The plot, in all honesty, is also the worst of the three! Irene is apparently killed by Ryu(gee, I wonder if she's really dead), and heads for the desert compound to find out what happened/who killed her. I have one question: if this was a "top-secret mission," how would Ryu even know that she was there? Does he have a secret psychic Ninja ability?
He makes it to the compound, only to find his old nemesis from the first game, Foster, who has apparently had mounds of plastic surgery since that game since he looks absolutely nothing like he did! As it turns out....you know what, the plot is stupid so I'll give you the five second plot. You kill a lot of hard bosses, partner up with a complete stranger who (*gasp) betrays you, and enters a sub-dimension where he turns into a hideous monster who wants to save the world from "ugly humans who fight" by.....ummmm.....destroying them. Sort of a mixed message, eh? For whatever reason, the last level takes place on a huge warship that literally comes out of nowhere as it is never mentioned at any point of the game, save for the title of the game!!!!

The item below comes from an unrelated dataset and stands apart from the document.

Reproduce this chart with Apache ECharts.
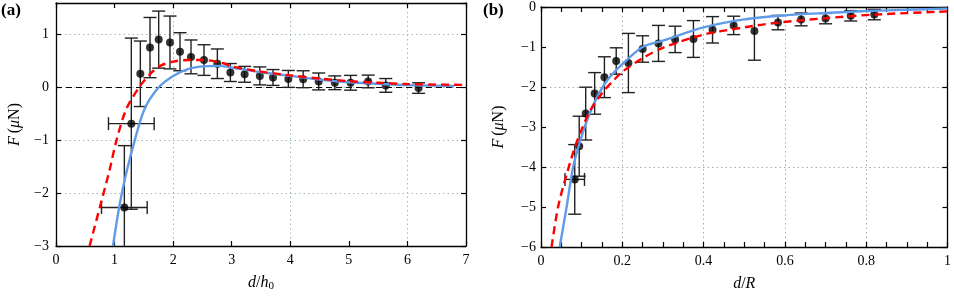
<!DOCTYPE html>
<html>
<head>
<meta charset="utf-8">
<script src="https://cdn.jsdelivr.net/npm/echarts@6/dist/echarts.min.js"></script>
<style>
html,body{margin:0;padding:0;background:#fff;}
#chart{width:954px;height:297px;}
</style>
</head>
<body>
<div id="chart"></div>
<script>
// ---------- Panel (a) data ----------
const aX    = [1.167, 1.286, 1.44, 1.605, 1.753, 1.946, 2.117, 2.305, 2.527, 2.755, 2.977, 3.22, 3.48, 3.705, 3.967, 4.22, 4.485, 4.76, 5.03, 5.33, 5.63, 6.19];
const aY    = [-2.27, -0.684, 0.26, 0.756, 0.907, 0.853, 0.678, 0.58, 0.52, 0.45, 0.284, 0.25, 0.22, 0.19, 0.163, 0.157, 0.115, 0.09, 0.09, 0.115, 0.04, -0.01];
const aYErr = [1.17, 1.62, 0.62, 0.57, 0.54, 0.5, 0.36, 0.32, 0.29, 0.28, 0.17, 0.15, 0.17, 0.15, 0.16, 0.16, 0.16, 0.13, 0.14, 0.12, 0.13, 0.1];
const aXErr = [0.39, 0.39, 0, 0, 0, 0, 0, 0, 0, 0, 0, 0, 0, 0, 0, 0, 0, 0, 0, 0, 0, 0];
const aRedX  = [0.574, 0.745, 0.915, 1.03, 1.2, 1.43, 1.61, 1.78, 2.0, 2.25, 2.52, 2.86, 3.0, 3.5, 4.0, 4.5, 5.0, 5.5, 6.0, 6.5, 7.0];
const aRedY  = [-3.0, -2.28, -1.56, -1.01, -0.41, 0.02, 0.26, 0.41, 0.49, 0.52, 0.52, 0.46, 0.40, 0.30, 0.23, 0.17, 0.12, 0.09, 0.066, 0.055, 0.05];
const aBlueX = [0.973, 1.086, 1.2, 1.342, 1.51, 1.75, 2.0, 2.25, 2.5, 2.75, 3.0, 3.5, 4.0, 4.5, 5.0, 5.5, 6.0, 6.5, 6.8];
const aBlueY = [-3.0, -2.22, -1.62, -1.01, -0.41, 0.0, 0.22, 0.35, 0.40, 0.41, 0.38, 0.29, 0.22, 0.15, 0.10, 0.07, 0.045, 0.035, 0.03];
const aZeroX = [0, 7];
const aZeroY = [0, 0];

// ---------- Panel (b) data ----------
const bX    = [0.083, 0.094, 0.11, 0.132, 0.156, 0.185, 0.215, 0.25, 0.289, 0.33, 0.375, 0.422, 0.474, 0.525, 0.583, 0.64, 0.70, 0.762, 0.82];
const bY    = [-4.31, -3.48, -2.665, -2.16, -1.755, -1.35, -1.40, -1.05, -0.91, -0.81, -0.80, -0.57, -0.46, -0.60, -0.39, -0.31, -0.29, -0.22, -0.19];
const bYErr = [0.87, 0.75, 0.66, 0.52, 0.51, 0.33, 0.74, 0.33, 0.45, 0.33, 0.46, 0.33, 0.23, 0.73, 0.18, 0.16, 0.13, 0.13, 0.13];
const bXErr = [0.024, 0, 0, 0, 0, 0, 0, 0, 0, 0, 0, 0, 0, 0, 0, 0, 0, 0, 0];
const bRedX  = [0.026, 0.042, 0.063, 0.087, 0.12, 0.152, 0.18, 0.2, 0.25, 0.3, 0.4, 0.5, 0.583, 0.7, 0.82, 1.0];
const bRedY  = [-6.0, -5.0, -4.19, -3.4, -2.61, -2.13, -1.82, -1.62, -1.28, -1.02, -0.69, -0.51, -0.39, -0.28, -0.19, -0.11];
const bBlueX = [0.046, 0.063, 0.079, 0.095, 0.1155, 0.14, 0.164, 0.2, 0.25, 0.3, 0.4, 0.5, 0.6, 0.7, 0.8, 0.9, 1.0];
const bBlueY = [-6.0, -5.0, -4.0, -3.4, -2.77, -2.21, -1.82, -1.43, -1.0, -0.84, -0.51, -0.31, -0.21, -0.15, -0.10, -0.07, -0.04];

const aXTicks = [0, 1, 2, 3, 4, 5, 6, 7];
const bXTicks = [0, 0.2, 0.4, 0.6, 0.8, 1];

// ---------- helpers ----------
const FONT = 'Liberation Serif';
const zip = (xs, ys) => xs.map((x, i) => [x, ys[i]]);
const errData = (xs, ys, ye, xe) => xs.map((x, i) => [x, ys[i], ys[i] - ye[i], ys[i] + ye[i], x - xe[i], x + xe[i]]);
const fmt = v => {
  const r = Math.round(v * 1000) / 1000;
  return r < 0 ? '\u2212' + Math.abs(r) : String(r);
};
const BAR = '#222';
function renderErr(params, api) {
  const x = api.value(0), y = api.value(1);
  const lo = api.coord([x, api.value(2)]);
  const hi = api.coord([x, api.value(3)]);
  const cap = 6.5;
  const st = { stroke: BAR, lineWidth: 1.4 };
  const ch = [
    { type: 'line', shape: { x1: lo[0], y1: lo[1], x2: hi[0], y2: hi[1] }, style: st },
    { type: 'line', shape: { x1: lo[0] - cap, y1: lo[1], x2: lo[0] + cap, y2: lo[1] }, style: st },
    { type: 'line', shape: { x1: hi[0] - cap, y1: hi[1], x2: hi[0] + cap, y2: hi[1] }, style: st }
  ];
  const xl = api.value(4), xh = api.value(5);
  if (xh - xl > 1e-9) {
    const l = api.coord([xl, y]), h = api.coord([xh, y]);
    ch.push({ type: 'line', shape: { x1: l[0], y1: l[1], x2: h[0], y2: h[1] }, style: st });
    ch.push({ type: 'line', shape: { x1: l[0], y1: l[1] - cap, x2: l[0], y2: l[1] + cap }, style: st });
    ch.push({ type: 'line', shape: { x1: h[0], y1: h[1] - cap, x2: h[0], y2: h[1] + cap }, style: st });
  }
  return { type: 'group', children: ch };
}

const axLine = { show: true, onZero: false, lineStyle: { color: '#000', width: 1.3 } };
const tick = { show: true, inside: true, length: 5, lineStyle: { color: '#000', width: 1.2 } };
const lab = { color: '#000', fontFamily: FONT, fontSize: 14, formatter: fmt };
const richName = {
  i: { fontFamily: FONT, fontStyle: 'italic', fontSize: 16, color: '#000', lineHeight: 18, verticalAlign: 'middle' },
  n: { fontFamily: FONT, fontSize: 16, color: '#000', lineHeight: 18, verticalAlign: 'middle' },
  s: { fontFamily: FONT, fontSize: 11, color: '#000', lineHeight: 11, verticalAlign: 'bottom' }
};

const gridA = { left: 56, top: 3, width: 410, height: 253 };
const gridB = { left: 541, top: 4, width: 410, height: 252 };

const option = {
  animation: false,
  backgroundColor: '#fff',
  textStyle: { fontFamily: FONT },
  grid: [Object.assign({ containLabel: false }, gridA), Object.assign({ containLabel: false }, gridB)],
  xAxis: [
    { gridIndex: 0, type: 'value', position: 'bottom', min: 0, max: 7, interval: 1,
      axisLine: axLine, axisTick: tick, axisLabel: Object.assign({ margin: 7 }, lab), splitLine: { show: false },
      name: '{i|d}{n|/}{i|h}{s|0}', nameLocation: 'middle', nameGap: 28, nameTextStyle: { fontFamily: FONT, rich: richName } },
    { gridIndex: 0, type: 'value', position: 'top', min: 0, max: 7, interval: 1,
      axisLine: axLine, axisTick: tick, axisLabel: { show: false }, splitLine: { show: false } },
    { gridIndex: 0, type: 'value', position: 'bottom', min: 0, max: 7, interval: 2,
      axisLine: { show: false }, axisTick: { show: false }, axisLabel: { show: false },
      splitLine: { show: true, lineStyle: { color: '#9fbfbf', type: [1.5, 3], width: 1 } } },
    { gridIndex: 1, type: 'value', position: 'bottom', min: 0, max: 1, interval: 0.2,
      axisLine: axLine, axisTick: tick, axisLabel: Object.assign({ margin: 7 }, lab),
      minorTick: { show: true, splitNumber: 4, length: 5, lineStyle: { color: '#000', width: 1.2 } },
      splitLine: { show: true, lineStyle: { color: '#aaaaaa', type: [1.5, 3], width: 1 } },
      name: '{i|d}{n|/}{i|R}', nameLocation: 'middle', nameGap: 28, nameTextStyle: { fontFamily: FONT, rich: richName } },
    { gridIndex: 1, type: 'value', position: 'top', min: 0, max: 1, interval: 0.2,
      axisLine: axLine, axisTick: tick, axisLabel: { show: false },
      minorTick: { show: true, splitNumber: 4, length: 5, lineStyle: { color: '#000', width: 1.2 } },
      splitLine: { show: false } }
  ],
  yAxis: [
    { gridIndex: 0, type: 'value', position: 'left', min: -3, max: 1.6, interval: 1,
      axisLine: axLine, axisTick: tick, axisLabel: Object.assign({ margin: 7, showMaxLabel: false }, lab),
      splitLine: { show: true, lineStyle: { color: '#9fbfbf', type: [1.5, 3], width: 1 } },
      name: '{i|F} {n|(}{i|\u03bc}{n|N)}', nameLocation: 'middle', nameGap: 32, nameRotate: 90,
      nameTextStyle: { fontFamily: FONT, rich: richName } },
    { gridIndex: 0, type: 'value', position: 'right', min: -3, max: 1.6, interval: 1,
      axisLine: axLine, axisTick: tick, axisLabel: { show: false }, splitLine: { show: false } },
    { gridIndex: 1, type: 'value', position: 'left', min: -6, max: 0, interval: 1,
      axisLine: axLine, axisTick: tick, axisLabel: Object.assign({ margin: 5 }, lab), splitLine: { show: false },
      name: '{i|F} {n|(}{i|\u03bc}{n|N)}', nameLocation: 'middle', nameGap: 33, nameRotate: 90,
      nameTextStyle: { fontFamily: FONT, rich: richName } },
    { gridIndex: 1, type: 'value', position: 'right', min: -6, max: 0, interval: 1,
      axisLine: axLine, axisTick: tick, axisLabel: { show: false }, splitLine: { show: false } },
    { gridIndex: 1, type: 'value', position: 'left', min: -6, max: 0, interval: 2,
      axisLine: { show: false }, axisTick: { show: false }, axisLabel: { show: false },
      splitLine: { show: true, lineStyle: { color: '#aaaaaa', type: [1.5, 3], width: 1 } } }
  ],
  graphic: [
    { type: 'text', left: 1, top: 2, style: { text: '(a)', fontFamily: FONT, fontWeight: 'bold', fontSize: 17, fill: '#000' } },
    { type: 'text', left: 483, top: 2, style: { text: '(b)', fontFamily: FONT, fontWeight: 'bold', fontSize: 17, fill: '#000' } }
  ],
  series: [
    { type: 'line', xAxisIndex: 0, yAxisIndex: 0, data: zip(aZeroX, aZeroY), showSymbol: false, silent: true,
      lineStyle: { color: '#000', width: 1.2, type: [6, 4] }, z: 1 },
    { type: 'custom', xAxisIndex: 0, yAxisIndex: 0, data: errData(aX, aY, aYErr, aXErr), renderItem: renderErr,
      clip: true, encode: { x: 0, y: 1 }, z: 2 },
    { type: 'scatter', xAxisIndex: 0, yAxisIndex: 0, data: zip(aX, aY), symbolSize: 8,
      itemStyle: { color: '#000' }, z: 3 },
    { type: 'line', xAxisIndex: 0, yAxisIndex: 0, data: zip(aBlueX, aBlueY), showSymbol: false, smooth: 0.3,
      lineStyle: { color: '#5f9be8', width: 2.4 }, z: 4 },
    { type: 'line', xAxisIndex: 0, yAxisIndex: 0, data: zip(aRedX, aRedY), showSymbol: false, smooth: 0.3,
      lineStyle: { color: '#ff0000', width: 2.4, type: [8, 5] }, z: 5 },

    { type: 'custom', xAxisIndex: 3, yAxisIndex: 2, data: errData(bX, bY, bYErr, bXErr), renderItem: renderErr,
      clip: true, encode: { x: 0, y: 1 }, z: 2 },
    { type: 'scatter', xAxisIndex: 3, yAxisIndex: 2, data: zip(bX, bY), symbolSize: 8,
      itemStyle: { color: '#000' }, z: 3 },
    { type: 'line', xAxisIndex: 3, yAxisIndex: 2, data: zip(bBlueX, bBlueY), showSymbol: false, smooth: 0.3,
      lineStyle: { color: '#5f9be8', width: 2.4 }, z: 4 },
    { type: 'line', xAxisIndex: 3, yAxisIndex: 2, data: zip(bRedX, bRedY), showSymbol: false, smooth: 0.3,
      lineStyle: { color: '#ff0000', width: 2.4, type: [8, 5] }, z: 5 }
  ]
};
const chart = echarts.init(document.getElementById('chart'), null, { renderer: 'canvas' });
chart.setOption(option);
</script>
</body>
</html>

Tecmo apparently thought that the first two games were too easy, so they took the kitchen sink approach! The first two levels are fair enough, but the third level starts throwing everything at you! Army men who charge at you, flying head-things which fly in an up-and-down pattern, weird helicopter enemies(the birds of this game) which are fast and cause major damage! If you make it through the jungle section of the third level, you can call yourself an official gamer! If you make it through the FIFTH level, which literally has enemies raining from the sky, then you are a gaming GOD(would it be egotistical of me to give myself that title, since I made it to the second-final boss tonight?).
The game isn't bad, but it is poorly-designed. What's ironic is that they finally fixed the cheap respawning from the first two games! So, in essence, you have a game that is still utterly cheap, but in new, inventive ways.